A relevância pública do serviço de saúde é incontestável, é pressuposto e corolário de qualquer prestação de assistência à saúde realizada no país.
Assim, temos três tipos de atividades particulares na saúde: A saúde estritamente privada, em que instituições de saúde e profissionais de saúde contratam diretamente com pacientes seus atendimentos e assistências de saúde, que são serviços de relevância pública; a saúde complementar, prestada através de contratos dos particulares com o Poder público, como no caso dos hospitais, médicos, e Organizações de Saúde, que prestam serviços de relevância pública de saúde ao Estado e aos beneficiários do SUS, e que são entendidos como prestadores complementares ao SUS; e existe a saúde suplementar, em que empresas privadas, densamente regulamentadas pela Agência Nacional de Saúde Suplementar, com registro e autorização para atuarem, prestam o serviço de relevância pública da assistência à saúde na qualidade deoperadoras de saúde, diretamente aos seus beneficiários (os beneficiários da saúde suplementar).
O movimento de liberação das operadoras de saúde para alçar voos maiores, de captação de mais uma parcela do SUS e que lhes permita regurgitar ao sistema público o ônus do que deixarem de fazer, é a terraplanagem para que os chamados planos de saúde de baixo custo possam ser oferecidos, sem serem obrigados sequer a seguirem os ditames do plano de referência previsto em lei.

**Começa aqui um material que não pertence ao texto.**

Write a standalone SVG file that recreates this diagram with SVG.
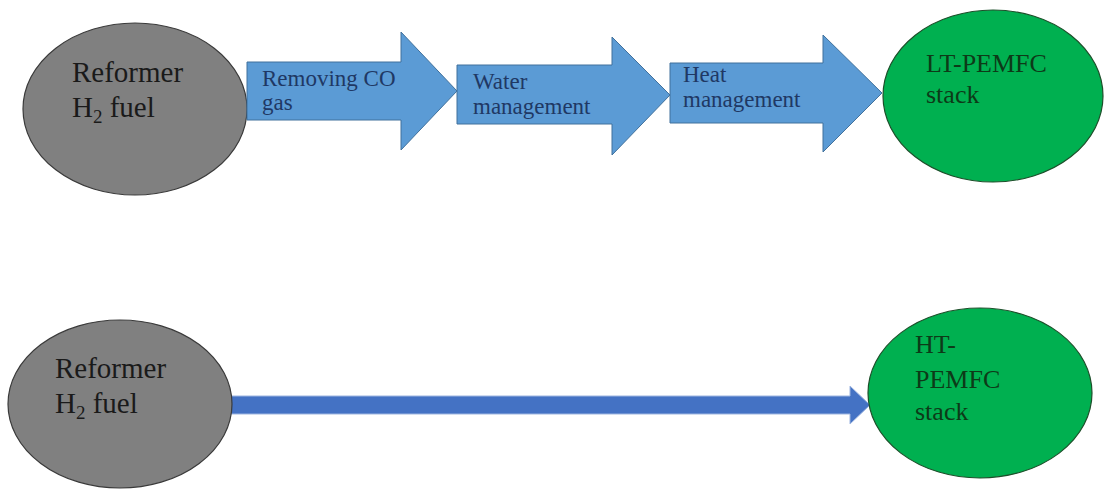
<svg xmlns="http://www.w3.org/2000/svg" width="1104" height="490" viewBox="0 0 1104 490">
<style>
.grey{fill:#808080;stroke:#3a3a3a;stroke-width:1.2}
.green{fill:#00b050;stroke:#1d4f2a;stroke-width:1.2}
.blk{fill:#5b9bd5;stroke:#41719c;stroke-width:1}
.line{fill:#4472c4;stroke:#9db5e0;stroke-width:1}
.t{font-family:"Liberation Serif","Times New Roman",serif}
.big{font-size:29px;fill:#1a1a1a}
.arr{font-size:23px;fill:#1f3864}
.gt{font-size:26px;fill:#0d3a18}
</style>
<rect width="1104" height="490" fill="#ffffff"/>
<g id="reformer-top">
<ellipse class="grey" cx="135" cy="109" rx="112" ry="86"/>
<text class="t big" x="72" y="82">Reformer</text>
<text class="t big" x="72" y="117">H<tspan font-size="19" dy="6">2</tspan><tspan dy="-6"> fuel</tspan></text>
</g>
<g id="connectors">
<polygon id="arrow-removing-co" class="blk" points="247,62 401,62 401,32 457,91 401,150 401,120 247,120"/>
<polygon id="arrow-water" class="blk" points="457,65 612,65 612,37 670,95 612,155 612,124 457,124"/>
<polygon id="arrow-heat" class="blk" points="670,63 823,63 823,35 882,93 823,152 823,123 670,123"/>
<polygon id="arrow-bottom" class="line" points="231,396 850,396 850,386 870,405 850,424 850,414 231,414"/>
</g>
<g id="label-removing-co">
<text class="t arr" x="262" y="86">Removing CO</text>
<text class="t arr" x="262" y="110">gas</text>
</g>
<g id="label-water">
<text class="t arr" x="473" y="89">Water</text>
<text class="t arr" x="473" y="114">management</text>
</g>
<g id="label-heat">
<text class="t arr" x="683" y="82">Heat</text>
<text class="t arr" x="683" y="107">management</text>
</g>
<g id="lt-pemfc">
<ellipse class="green" cx="993" cy="96" rx="110" ry="86"/>
<text class="t gt" x="926" y="72">LT-PEMFC</text>
<text class="t gt" x="926" y="103">stack</text>
</g>
<g id="reformer-bottom">
<ellipse class="grey" cx="120" cy="404" rx="112" ry="84"/>
<text class="t big" x="55" y="378">Reformer</text>
<text class="t big" x="55" y="413">H<tspan font-size="19" dy="6">2</tspan><tspan dy="-6"> fuel</tspan></text>
</g>
<g id="ht-pemfc">
<ellipse class="green" cx="980" cy="393" rx="112" ry="85"/>
<text class="t gt" x="915" y="353">HT-</text>
<text class="t gt" x="915" y="388">PEMFC</text>
<text class="t gt" x="915" y="420">stack</text>
</g>
</svg>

Algo como que a barbárie, a permitir que o sistema suplementar lucre com o oferecimento de planos-sem efeito que não cobrirão tratamentos de seus beneficiários, mas apenas consultas e exames básicos, mantendo o usuário fiel ao SUS, novamente em detrimento da complementariedade do desenho do sistema suplementar a partir da Constituição Federal, transferindo ônus adicionais ao SUS. Como sempre, diga-se.
O movimento jurisprudencial que, embora bem intencionado, retira ônus do setor da saúde suplementar pode ser resumido a partir de 4 temas que avançaram em detrimento dos direitos dos beneficiários dos planos de saúde nos últimos anos: 1) a eliminação do direito do aposentado de manter seu plano de saúde recebido gratuitamente do seu empregadorpor não ter contribuído ao plano de saúde, 2) a possibilidade de reajustes por idade mesmo após os 60 anos de idade em contratos antigos, 3)o entendimento dissidente de que o rol da ANS seria taxativo das possibilidades terapêuticas cobertas aos usuários de planos de saúde e, mais recentemente, 4) a desobrigação dos planos de saúde à cobertura de medicamentos para uso domiciliar se não forem antineoplásicos e relacionados, se estiverem fora do regime de homecare, se não constantes do rol da ANS e se não cobertos expressamente no contrato.
Embora a lei preveja bases para estas limitações, a Constituição Federal prevê a assistência integral e complementar à saúde como parâmetros necessários do sistema, e assim, a lei infraconstitucional é invocada em detrimento da Lei maior.
Vejamos os próximos passos, mas o lucro das operadoras de saúde e a sua receita anual tem sido crescentes ano a ano, e assim devem seguir, enquanto que o orçamento do SUS está congelado, e a tendência é que receba novos clientes habituais e permanentes, para tratamentos de alto custo e na melhor fase da vida dos beneficiários da saúde que não suplementa e que não é em nada complementar.